- TASK DESCRIPTION: All lines in the data bearing the string "this" should be identified and copied.

- RECORDS TO USE:

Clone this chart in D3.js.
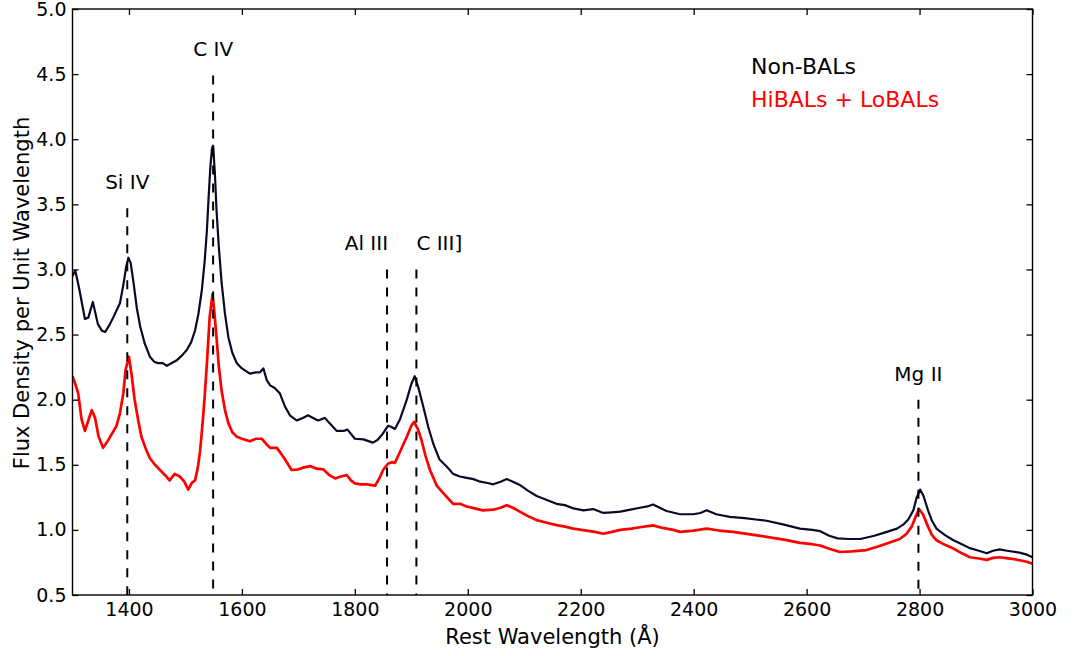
<!DOCTYPE html>
<html>
<head>
<meta charset="utf-8">
<script src="https://cdn.jsdelivr.net/npm/d3@7"></script>
<style>
  body { margin: 0; background: #fff; }
  svg text { font-family: "DejaVu Sans", sans-serif; }
</style>
</head>
<body>
<div id="chart"></div>
<script>
// composite spectra
const nonBalWave = [1300,1305,1312,1322,1328,1336,1345,1352,1358,1365,1372,1384,1390,1395,1399,1403,1408,1414,1420,1428,1437,1445,1452,1460,1467,1475,1484,1494,1502,1510,1517,1523,1529,1534,1538,1541,1544,1547,1549,1552,1555,1559,1564,1570,1576,1583,1591,1600,1614,1625,1632,1638,1644,1650,1658,1667,1676,1685,1697,1708,1717,1726,1735,1747,1755,1768,1780,1787,1800,1815,1832,1840,1848,1859,1865,1871,1880,1892,1900,1906,1912,1921,1930,1939,1950,1963,1974,1986,1998,2010,2022,2035,2045,2058,2069,2080,2092,2107,2122,2140,2157,2172,2187,2205,2222,2240,2255,2270,2288,2305,2318,2328,2340,2352,2376,2399,2412,2423,2440,2464,2490,2510,2529,2560,2588,2610,2624,2640,2655,2675,2695,2720,2742,2760,2771,2780,2789,2795,2801,2807,2815,2822,2830,2845,2860,2875,2889,2905,2919,2930,2942,2955,2977,2990,3000];
const nonBalFlux = [2.95,2.99,2.85,2.62,2.63,2.75,2.58,2.53,2.52,2.57,2.63,2.74,2.88,3.02,3.09,3.05,2.90,2.70,2.56,2.43,2.33,2.29,2.28,2.28,2.26,2.28,2.30,2.34,2.38,2.44,2.53,2.66,2.84,3.06,3.30,3.55,3.78,3.93,3.95,3.75,3.46,3.18,2.90,2.66,2.48,2.36,2.28,2.24,2.20,2.21,2.21,2.24,2.15,2.11,2.09,2.05,1.95,1.88,1.84,1.86,1.88,1.86,1.84,1.86,1.82,1.76,1.76,1.77,1.70,1.695,1.67,1.69,1.73,1.80,1.79,1.775,1.85,2.00,2.12,2.18,2.10,1.95,1.79,1.66,1.54,1.485,1.43,1.41,1.40,1.39,1.37,1.36,1.35,1.37,1.39,1.37,1.345,1.30,1.26,1.23,1.20,1.19,1.165,1.15,1.16,1.13,1.135,1.14,1.155,1.17,1.18,1.195,1.17,1.145,1.12,1.12,1.13,1.15,1.12,1.10,1.09,1.08,1.07,1.04,1.01,1.00,0.99,0.955,0.935,0.93,0.93,0.955,0.985,1.01,1.04,1.08,1.15,1.25,1.31,1.26,1.15,1.07,1.01,0.96,0.92,0.89,0.86,0.84,0.82,0.84,0.85,0.84,0.825,0.81,0.79];

const balWave = [1300,1305,1310,1316,1322,1328,1334,1340,1346,1354,1362,1372,1378,1384,1390,1394,1400,1405,1410,1416,1422,1430,1437,1446,1455,1464,1472,1481,1490,1498,1505,1511,1517,1522,1526,1530,1534,1538,1543,1548,1551,1555,1559,1564,1570,1576,1583,1591,1600,1614,1625,1635,1643,1650,1662,1675,1688,1700,1710,1721,1732,1744,1755,1765,1775,1786,1793,1800,1810,1821,1836,1844,1850,1859,1866,1871,1880,1892,1900,1905,1912,1918,1925,1933,1945,1957,1974,1986,1998,2012,2027,2045,2058,2069,2080,2092,2107,2122,2140,2157,2172,2187,2210,2225,2240,2255,2270,2290,2305,2328,2345,2364,2376,2400,2423,2445,2470,2500,2529,2560,2588,2610,2624,2640,2659,2680,2706,2725,2742,2765,2777,2786,2793,2799,2806,2815,2822,2830,2845,2860,2875,2889,2905,2919,2930,2942,2960,2977,2990,3000];
const balFlux = [2.18,2.12,2.05,1.85,1.76,1.84,1.92,1.86,1.72,1.63,1.68,1.755,1.80,1.895,2.05,2.23,2.33,2.18,2.00,1.85,1.715,1.62,1.55,1.50,1.46,1.42,1.38,1.43,1.41,1.37,1.31,1.36,1.38,1.48,1.61,1.80,2.02,2.28,2.64,2.81,2.68,2.48,2.26,2.07,1.92,1.82,1.75,1.715,1.70,1.68,1.70,1.70,1.66,1.63,1.63,1.55,1.46,1.465,1.48,1.49,1.47,1.465,1.42,1.395,1.41,1.42,1.38,1.357,1.35,1.35,1.34,1.40,1.46,1.51,1.52,1.515,1.60,1.715,1.80,1.83,1.77,1.69,1.57,1.46,1.34,1.28,1.20,1.20,1.18,1.165,1.15,1.155,1.17,1.19,1.17,1.14,1.105,1.075,1.055,1.037,1.025,1.01,0.995,0.985,0.97,0.985,1.0,1.01,1.02,1.035,1.015,1.0,0.985,0.995,1.01,0.995,0.985,0.965,0.947,0.925,0.90,0.89,0.88,0.855,0.83,0.835,0.845,0.87,0.896,0.93,0.97,1.025,1.10,1.16,1.12,1.025,0.96,0.92,0.885,0.857,0.82,0.79,0.78,0.77,0.785,0.79,0.78,0.767,0.755,0.74];

// emission line markers
const lineNames = ["Si IV", "C IV", "Al III", "C III]", "Mg II"];
const lineWaves = [1397, 1549, 1857, 1909, 2798];
const lineTops = [3.47, 4.49, 3.0, 3.0, 2.0];

const seriesNames = ["Non-BALs", "HiBALs + LoBALs"];
const xTicks = [1400, 1600, 1800, 2000, 2200, 2400, 2600, 2800, 3000];
const yTicks = [0.5, 1.0, 1.5, 2.0, 2.5, 3.0, 3.5, 4.0, 4.5, 5.0];

const width = 1076;
const height = 656;
const plotLeft = 72.5, plotRight = 1032.5, plotTop = 9, plotBottom = 595;

const svg = d3.select('#chart').append('svg')
  .attr('width', width)
  .attr('height', height);

const x = d3.scaleLinear().domain([1300, 3000]).range([plotLeft, plotRight]);
const y = d3.scaleLinear().domain([0.5, 5.0]).range([plotBottom, plotTop]);

svg.append('defs').append('clipPath').attr('id', 'clip')
  .append('rect')
  .attr('x', plotLeft).attr('y', plotTop)
  .attr('width', plotRight - plotLeft).attr('height', plotBottom - plotTop);

const plot = svg.append('g').attr('clip-path', 'url(#clip)');

const line = d3.line()
  .x(d => x(d[0]))
  .y(d => y(d[1]));

plot.append('path')
  .datum(d3.zip(nonBalWave, nonBalFlux))
  .attr('fill', 'none')
  .attr('stroke', '#0a0a28')
  .attr('stroke-width', 2.2)
  .attr('stroke-linejoin', 'round')
  .attr('d', line);

plot.append('path')
  .datum(d3.zip(balWave, balFlux))
  .attr('fill', 'none')
  .attr('stroke', '#ff0000')
  .attr('stroke-width', 2.7)
  .attr('stroke-linejoin', 'round')
  .attr('d', line);

// dashed markers, drawn from the top down
plot.selectAll('.marker')
  .data(lineWaves)
  .enter()
  .append('line')
  .attr('class', 'marker')
  .attr('x1', d => x(d))
  .attr('x2', d => x(d))
  .attr('y1', (d, i) => y(lineTops[i]))
  .attr('y2', y(0.5))
  .attr('stroke', '#000')
  .attr('stroke-width', 2)
  .attr('stroke-dasharray', '9,9');

const anchorFor = { "Al III": "end", "C III]": "start" };
svg.selectAll('.linelabel')
  .data(lineNames)
  .enter()
  .append('text')
  .attr('class', 'linelabel')
  .attr('x', (d, i) => x(lineWaves[i]) + (d === "Al III" ? 1 : 0))
  .attr('y', (d, i) => y(lineTops[i]) - 19)
  .attr('text-anchor', d => anchorFor[d] || 'middle')
  .attr('font-size', 20)
  .attr('fill', '#000')
  .text(d => d);

// axes: ticks point inward on all four sides
const fmtY = d3.format('.1f');
svg.append('g')
  .attr('transform', `translate(0, ${plotBottom})`)
  .call(d3.axisBottom(x).tickValues(xTicks).tickSize(-6).tickPadding(8).tickFormat(d3.format('d')))
  .call(g => g.select('.domain').remove());
svg.append('g')
  .attr('transform', `translate(0, ${plotTop})`)
  .call(d3.axisTop(x).tickValues(xTicks).tickSize(-6).tickFormat(''))
  .call(g => g.select('.domain').remove());
svg.append('g')
  .attr('transform', `translate(${plotLeft}, 0)`)
  .call(d3.axisLeft(y).tickValues(yTicks).tickSize(-6).tickPadding(6).tickFormat(fmtY))
  .call(g => g.select('.domain').remove());
svg.append('g')
  .attr('transform', `translate(${plotRight}, 0)`)
  .call(d3.axisRight(y).tickValues(yTicks).tickSize(-6).tickFormat(''))
  .call(g => g.select('.domain').remove());

svg.selectAll('.tick line').attr('stroke', '#000').attr('stroke-width', 1.3);
svg.selectAll('.tick text')
  .attr('fill', '#000')
  .attr('font-size', 19)
  .attr('font-family', '"DejaVu Sans", sans-serif');

svg.append('rect')
  .attr('x', plotLeft).attr('y', plotTop)
  .attr('width', plotRight - plotLeft).attr('height', plotBottom - plotTop)
  .attr('fill', 'none')
  .attr('stroke', '#000')
  .attr('stroke-width', 1.4);

svg.append('text')
  .attr('x', (plotLeft + plotRight) / 2)
  .attr('y', 644)
  .attr('text-anchor', 'middle')
  .attr('font-size', 21)
  .text('Rest Wavelength (Å)');

svg.append('text')
  .attr('transform', 'translate(28.5, 293) rotate(-90)')
  .attr('text-anchor', 'middle')
  .attr('font-size', 21)
  .text('Flux Density per Unit Wavelength');

// legend as coloured text
const legendColors = ['#000', '#ff0000'];
svg.selectAll('.legend')
  .data(seriesNames)
  .enter()
  .append('text')
  .attr('class', 'legend')
  .attr('x', 751)
  .attr('y', (d, i) => 74 + i * 32.5)
  .attr('font-size', 22)
  .attr('fill', (d, i) => legendColors[i])
  .text(d => d);
</script>
</body>
</html>
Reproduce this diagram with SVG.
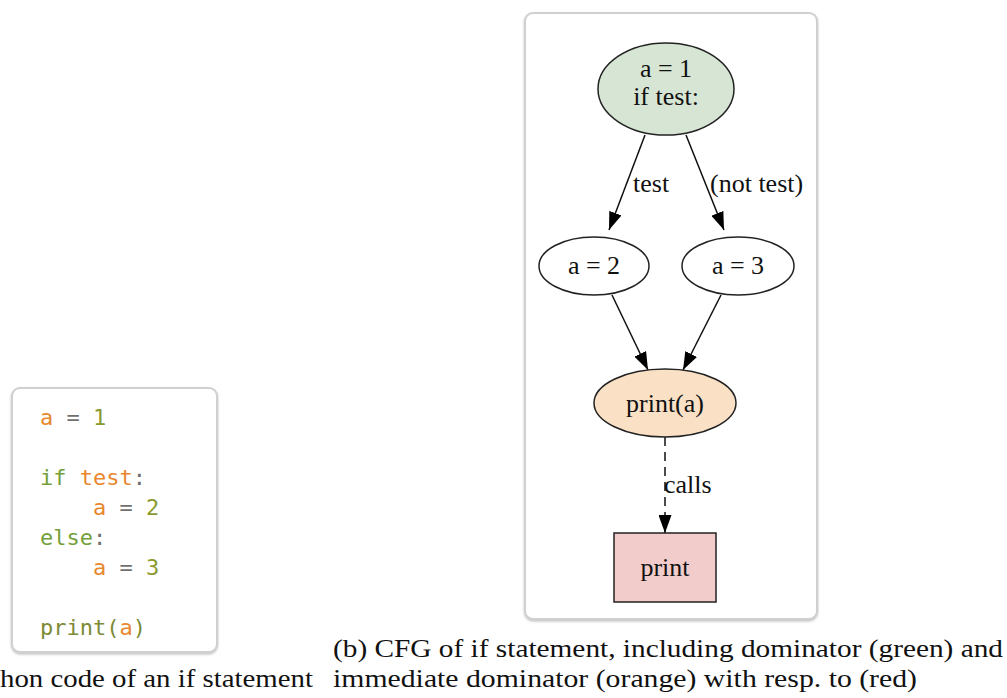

- RESULT:
Clone this chart in D3.js.
Reproduce this diagram with SVG.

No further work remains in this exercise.